DICE’s Frostbite 2 engine is capable of great environmental damage, but this aspect isn’t utilized often outside of the occasional scripted setpiece moment. You can chip away at specific cover points, but most objects just disappear in a brief cloud of grey dust. I wasn’t expecting Battlefield levels of destruction, but the new engine doesn’t do much to shake up the gameplay experience.

Glitches rear their head occasionally, but rarely required a restart in my experience. One prevented custom masks and outfits to load, so our characters were nothing more than floating heads, arms, and feet. Others caused odd line-of-sight issues and floating environmental objects. At one point, after a thorough search of the environment yielded no further enemies, my co-op partner and I had to restart the whole fight because the game didn’t think we had cleared the area.

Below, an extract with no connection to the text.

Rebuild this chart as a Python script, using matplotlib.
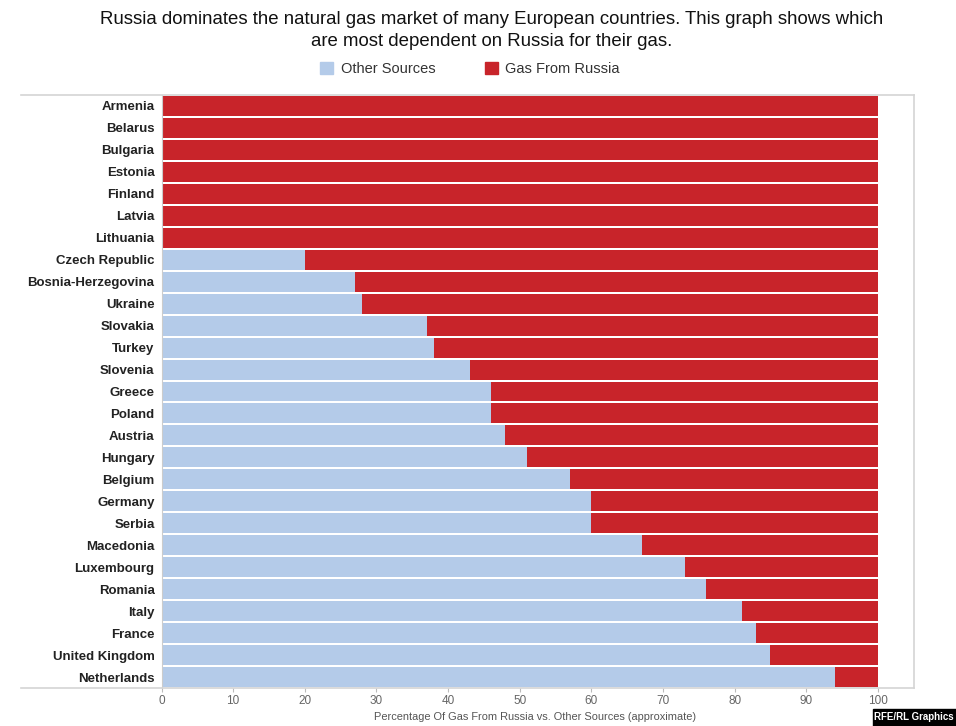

Army of Two: The Devil’s Cartel is a tricky game to recommend. On one hand, the lack of polish and the glitches cause me to give the game a less-than-stellar score. On the other hand, I can’t deny that my co-op partner and I were laughing and enjoying ourselves for the large majority of the campaign. As a mindless co-op shooter, it delivers. If you’re looking to grab a friend and have some fun while slaughtering hundreds of drug runners, you won’t be disappointed with The Devil’s Cartel.